Choe Jae-hyeong, president of the Judicial Research and Training Institute and a former judge at the Seoul High Court, was nominated by President Moon Jae-in on Thursday to lead the Board of Audit and Inspection (BAI).

Choe, 61, a Seoul National University graduate born in Jinhae, South Gyeongsang, needs parliamentary approval for the four-year post and will soon undergo a confirmation hearing. The nominee is a perfect fit to “realize a clean, upright public sector and a trustworthy administration,” the Blue House said in a statement.

“He’s a judge who’s worked to protect social minorities’ rights, a judicial officer who’s tried to guarantee the public’s fundamental human rights,” Blue House chief press secretary Yoon Young-chan said during a briefing.

Yoon added that the presidential office expects Choe to “safeguard the BAI’s independence and political neutrality,” while improving its transparency and fairness in auditing administrative institutions and public officials.

The ruling Democratic Party lauded Moon’s pick, saying in a statement Choe was “revered for being very reasonable and well-balanced.”

The opposition bloc said it would verify whether the former judge meets all seven major prerequisites the Blue House unrolled last month for future appointments. Namely, that nominees must not have evaded compulsory military service, made speculative real estate investments, evaded taxes, kept a fake address more than once after July 2005, plagiarized a thesis after February 2007, driven under the influence of alcohol more than once in the past decade or intentionally misidentified him or herself to authorities over the same period, or have been penalized for a sex-related crime after July 1996.

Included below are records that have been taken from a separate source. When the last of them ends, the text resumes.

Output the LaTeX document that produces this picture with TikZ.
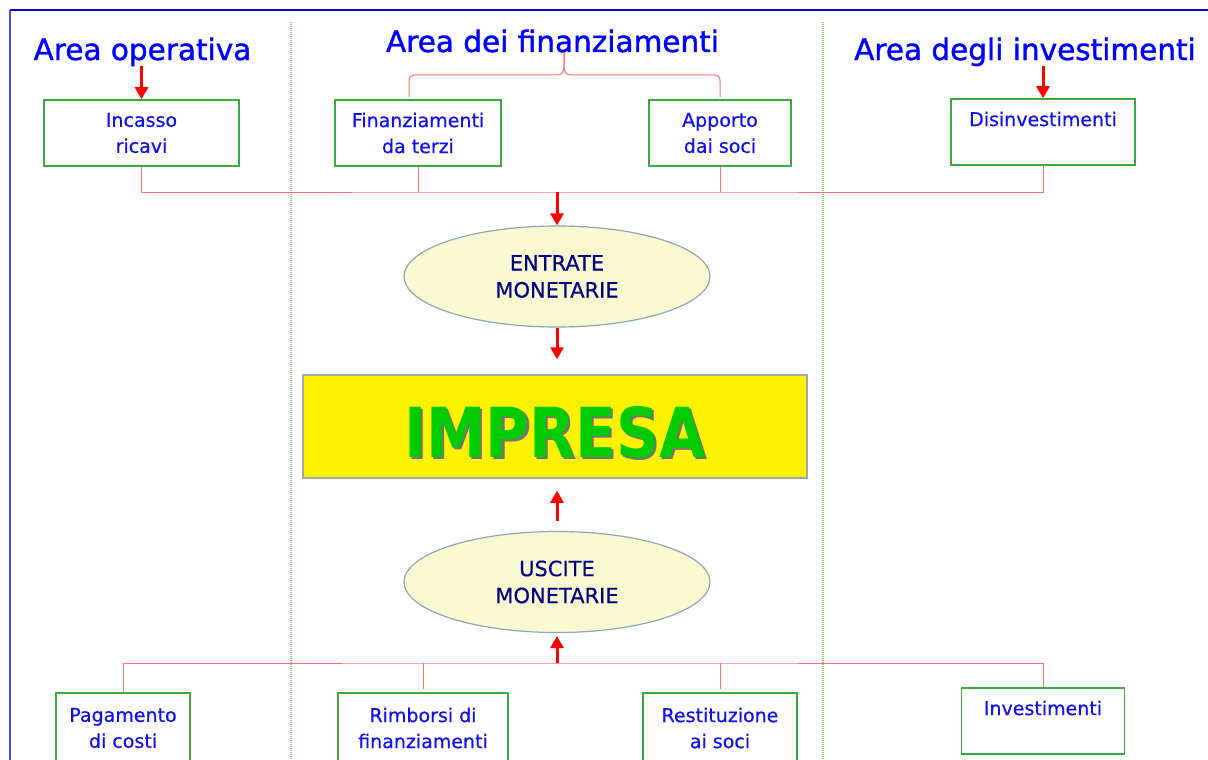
\documentclass[tikz,border=0pt]{standalone}
\usepackage{fontspec}
\usepackage{graphicx}
\setmainfont{DejaVu Sans}
\newfontfamily\titlefont{DejaVu Sans}[FakeBold=1.3]
\newfontfamily\boxfont{DejaVu Sans}[FakeBold=0.5]
\usetikzlibrary{arrows.meta,shapes.geometric,calc}
\definecolor{frameblue}{HTML}{0000CC}
\definecolor{frameblue2}{HTML}{4A4AE0}
\definecolor{titleblue}{HTML}{0000FF}
\definecolor{txtblue}{HTML}{1010EE}
\definecolor{navytxt}{HTML}{000080}
\definecolor{boxgreen}{HTML}{3DAA3D}
\definecolor{dotgreen}{HTML}{8CD48C}
\definecolor{connred}{HTML}{FF6F6F}
\definecolor{arrred}{HTML}{FF0000}
\definecolor{ellfill}{HTML}{FAFAD2}
\definecolor{elldraw}{HTML}{8FA5B5}
\definecolor{impgreen}{HTML}{00CC00}
\definecolor{impdraw}{HTML}{A0A8A8}
\tikzset{
  areatitle/.style={inner sep=0pt, anchor=base, text=titleblue, font=\titlefont\fontsize{29.5}{32}\selectfont},
  flowbox/.style={draw=boxgreen, line width=1.5pt, fill=white, rectangle, inner sep=0pt,
    minimum height=66pt, align=center, text=txtblue, font=\boxfont\fontsize{19}{26}\selectfont},
  money/.style={ellipse, draw=elldraw, line width=1.2pt, fill=ellfill, inner sep=0pt,
    minimum width=306pt, minimum height=101pt, align=center, text=navytxt,
    font=\boxfont\fontsize{21}{27}\selectfont},
  conn/.style={draw=connred, line width=1pt},
  bigarrow/.style={draw=arrred, line width=3pt, -{Triangle[width=13pt,length=12pt]}},
  divider/.style={draw=dotgreen, line width=1.3pt, dash pattern=on 1pt off 1pt},
}
\begin{document}
\begin{tikzpicture}[x=1pt,y=-1pt]
\useasboundingbox (0,0) rectangle (1208,760);
\fill[white] (0,0) rectangle (1208,760);
% frame
\draw[frameblue, line width=2pt] (10,10) -- (1208,10);
\draw[frameblue2, line width=2pt] (10,10) -- (10,760);
% dividers
\draw[divider] (291,22) -- (291,760);
\draw[divider] (823,22) -- (823,760);

% brace
\draw[conn] (409,97) -- (409,81) .. controls (409,77) and (411,75) .. (415,75) -- (557,75)
  .. controls (562,75) and (564,72) .. (564,66) -- (564,52);
\draw[conn] (564,52) -- (564,66) .. controls (564,72) and (566,75) .. (571,75) -- (714,75)
  .. controls (718,75) and (720,77) .. (720,81) -- (720,97);

% titles
\node[areatitle] (ao) at (142.5,60) {Area operativa};
\node[areatitle] (afin) at (552.5,52) {Area dei finanziamenti};
\node[areatitle] (adeg) at (1025,60) {Area degli investimenti};

% top boxes
\node[flowbox, minimum width=195pt] (inc) at (141.5,133) {Incasso\\ricavi};
\node[flowbox, minimum width=166pt] (fin) at (418,133) {Finanziamenti\\da terzi};
\node[flowbox, minimum width=142pt] (app) at (720,133) {Apporto\\dai soci};
\node[flowbox, minimum width=184pt] (dis) at (1043,132) {Disinvestimenti\\\phantom{Disinvestimenti}};

\draw[bigarrow] (ao.south -| inc.north) -- (inc.north);
\draw[bigarrow] (adeg.south -| dis.north) -- (dis.north);

% ellipses and IMPRESA
\node[money] (ent) at (557,276.5) {ENTRATE\\MONETARIE};
\node[money] (usc) at (557,582) {USCITE\\MONETARIE};
\node[rectangle, draw=impdraw, line width=1.5pt, fill=yellow, minimum width=504pt, minimum height=103pt, inner sep=0pt] (imp) at (555,426.5) {};
\node[inner sep=0pt, font=\bfseries\fontsize{69}{72}\selectfont] (imptext) at ($(imp.center)+(0,7)$)
  {\scalebox{0.865}[1]{\rlap{\raisebox{-2.5pt}{\hspace{2.5pt}\textcolor{black!55}{IMPRESA}}}\textcolor{impgreen}{IMPRESA}}};

% bottom boxes
\node[flowbox, minimum width=134pt, minimum height=70pt] (pag) at (123,728) {Pagamento\\di costi};
\node[flowbox, minimum width=170pt, minimum height=70pt] (rim) at (423,728) {Rimborsi di\\finanziamenti};
\node[flowbox, minimum width=154pt, minimum height=70pt] (res) at (720,728) {Restituzione\\ai soci};
\node[flowbox, minimum width=163pt] (inv) at (1043,721) {Investimenti\\\phantom{Investimenti}};

% top connectors
\coordinate (j1) at (557,192);
\draw[conn] (inc.south) |- (j1) -| (dis.south);
\draw[conn] (fin.south) -- (fin.south |- j1);
\draw[conn] (app.south) -- (app.south |- j1);
\draw[bigarrow] (j1) -- (ent.north);
\draw[bigarrow, shorten >=15pt] (ent.south) -- (ent.south |- imp.north);
\draw[bigarrow, shorten <=10pt, shorten >=12pt] (usc.north) -- (usc.north |- imp.south);

% bottom connectors
\coordinate (j2) at (557,663);
\draw[conn] (pag.north) |- (j2) -| (inv.north);
\draw[conn, shorten <=3pt] (rim.north) -- (rim.north |- j2);
\draw[conn, shorten <=3pt] (res.north) -- (res.north |- j2);
\draw[bigarrow, shorten >=3pt] (j2) -- (usc.south);
\end{tikzpicture}
\end{document}
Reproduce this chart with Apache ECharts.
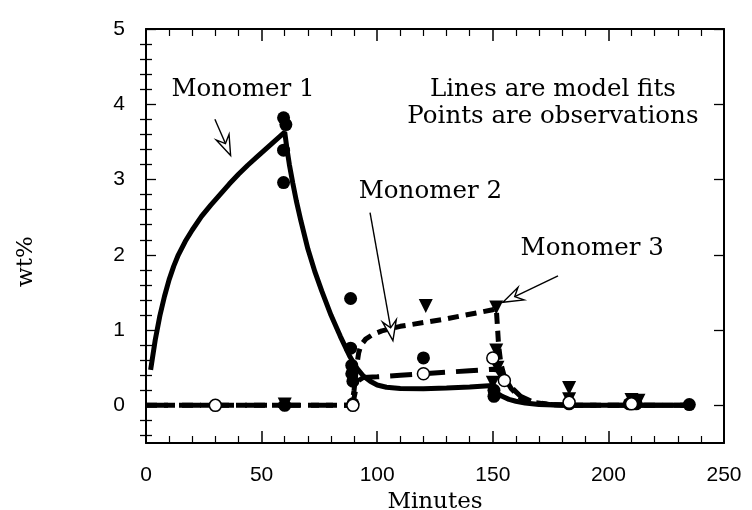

In a remark, Choe said he felt “immense responsibility” for the post, adding he would devote himself to win back the public’s trust if he passes the parliamentary hearing.

A devout Christian with two daughters and two adoptive sons, Choe’s father is known to be a Korean War veteran who took part in a naval battle against North Korean forces.

When Choe worked as a judge for Seoul High Court, he upheld a lower court’s decision to rule on the innocence of Democratic Party Rep. Cho Eung-cheon, a former secretary for civil service discipline to President Park Geun-hye. Cho was accused of leaking a confidential report about behind-the-scenes power brokers in the presidential office. Choe also cleared People’s Party Rep. Park Jie-won of bribery charges when the lawmaker was sent to court for allegedly receiving kickbacks from SBI Savings Bank.